-- DATASET EXTRACT start --
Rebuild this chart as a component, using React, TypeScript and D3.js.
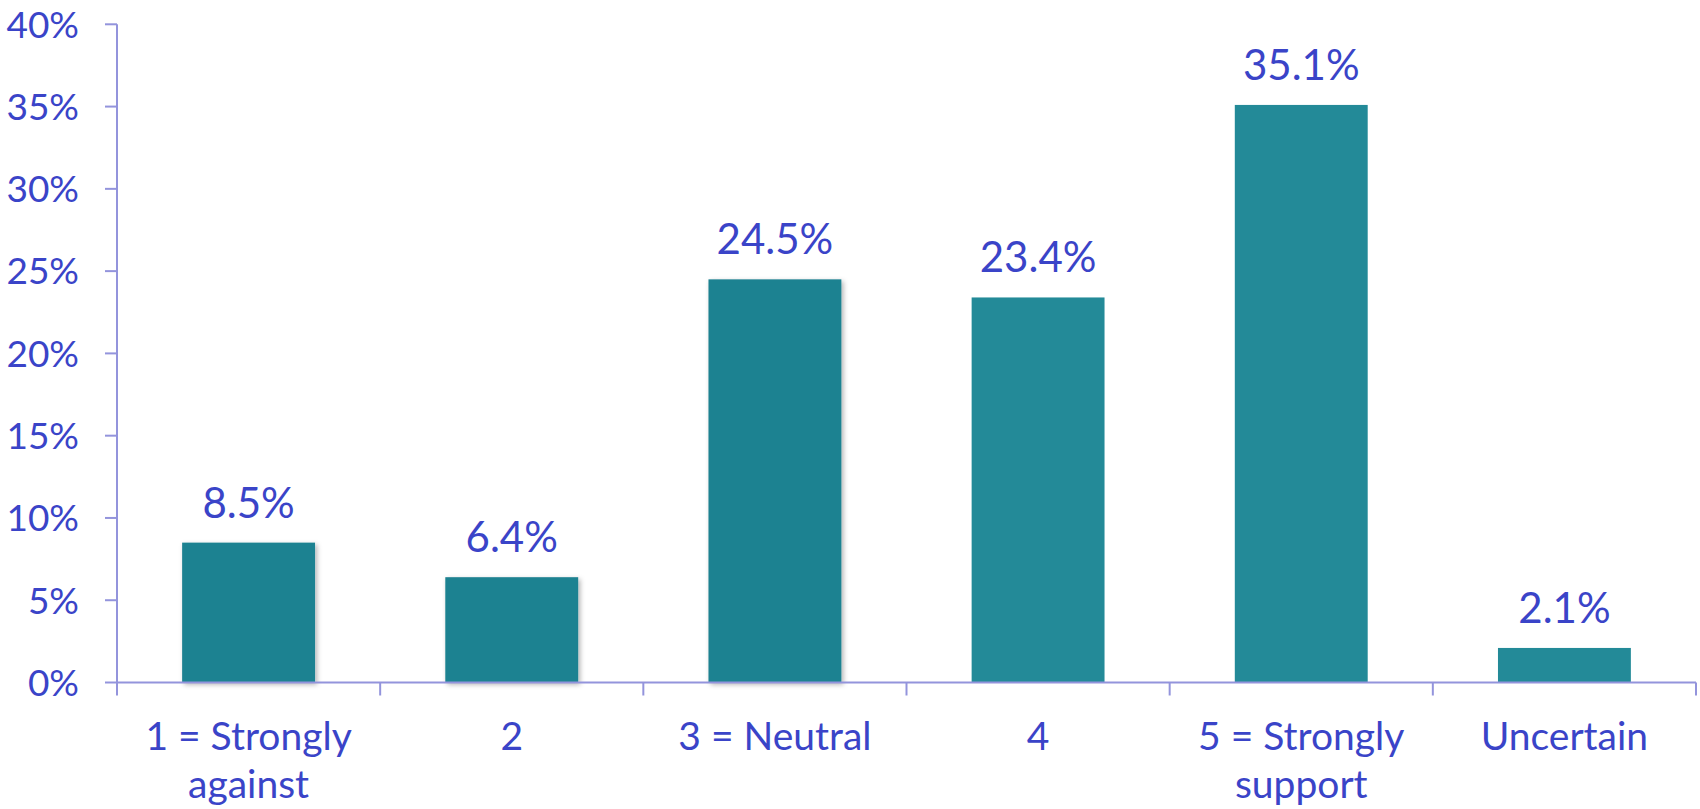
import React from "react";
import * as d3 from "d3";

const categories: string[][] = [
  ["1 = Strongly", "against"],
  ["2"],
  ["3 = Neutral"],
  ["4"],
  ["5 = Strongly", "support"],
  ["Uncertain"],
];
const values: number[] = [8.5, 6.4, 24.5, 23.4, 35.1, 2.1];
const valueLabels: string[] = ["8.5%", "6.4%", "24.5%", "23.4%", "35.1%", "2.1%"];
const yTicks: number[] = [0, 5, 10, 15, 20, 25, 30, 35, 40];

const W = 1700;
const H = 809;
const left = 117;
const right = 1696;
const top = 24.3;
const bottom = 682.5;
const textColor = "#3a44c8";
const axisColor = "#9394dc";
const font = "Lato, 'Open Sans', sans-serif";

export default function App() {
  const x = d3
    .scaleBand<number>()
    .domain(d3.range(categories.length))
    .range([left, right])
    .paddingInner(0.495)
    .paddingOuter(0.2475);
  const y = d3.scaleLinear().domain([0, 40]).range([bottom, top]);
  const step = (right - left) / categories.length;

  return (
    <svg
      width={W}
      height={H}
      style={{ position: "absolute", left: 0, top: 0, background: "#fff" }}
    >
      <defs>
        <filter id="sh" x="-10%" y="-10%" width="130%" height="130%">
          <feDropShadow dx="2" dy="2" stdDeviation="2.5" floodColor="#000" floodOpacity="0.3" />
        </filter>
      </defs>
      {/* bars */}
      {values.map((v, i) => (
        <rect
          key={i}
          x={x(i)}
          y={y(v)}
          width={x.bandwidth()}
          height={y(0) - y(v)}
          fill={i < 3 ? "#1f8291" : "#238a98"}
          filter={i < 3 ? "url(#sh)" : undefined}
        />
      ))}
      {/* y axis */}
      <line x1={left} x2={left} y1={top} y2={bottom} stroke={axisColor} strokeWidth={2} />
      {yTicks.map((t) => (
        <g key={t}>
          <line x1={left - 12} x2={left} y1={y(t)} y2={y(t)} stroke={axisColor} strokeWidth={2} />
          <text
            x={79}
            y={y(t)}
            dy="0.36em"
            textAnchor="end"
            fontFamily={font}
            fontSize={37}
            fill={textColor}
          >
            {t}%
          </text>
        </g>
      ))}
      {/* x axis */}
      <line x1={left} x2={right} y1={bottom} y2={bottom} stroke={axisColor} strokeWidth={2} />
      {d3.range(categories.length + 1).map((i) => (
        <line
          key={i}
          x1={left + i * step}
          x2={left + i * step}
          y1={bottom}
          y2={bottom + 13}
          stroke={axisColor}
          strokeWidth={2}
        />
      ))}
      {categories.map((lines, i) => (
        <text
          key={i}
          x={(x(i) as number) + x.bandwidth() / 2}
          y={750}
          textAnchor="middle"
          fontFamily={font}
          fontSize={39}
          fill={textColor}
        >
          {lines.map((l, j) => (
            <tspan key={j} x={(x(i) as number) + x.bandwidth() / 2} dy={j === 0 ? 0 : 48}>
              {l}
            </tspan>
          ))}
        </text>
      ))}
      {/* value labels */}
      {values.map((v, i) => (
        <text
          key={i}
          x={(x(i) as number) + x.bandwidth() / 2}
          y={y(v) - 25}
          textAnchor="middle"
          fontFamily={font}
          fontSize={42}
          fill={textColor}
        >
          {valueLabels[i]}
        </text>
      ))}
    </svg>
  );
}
-- DATASET EXTRACT end --
▶ BRIEF
Take the material above from its first line through the line holding "import * as" and set it down exactly, without the pictures.

▶ FULL OUTPUT
Rebuild this chart as a component, using React, TypeScript and D3.js.
import React from "react";
import * as d3 from "d3";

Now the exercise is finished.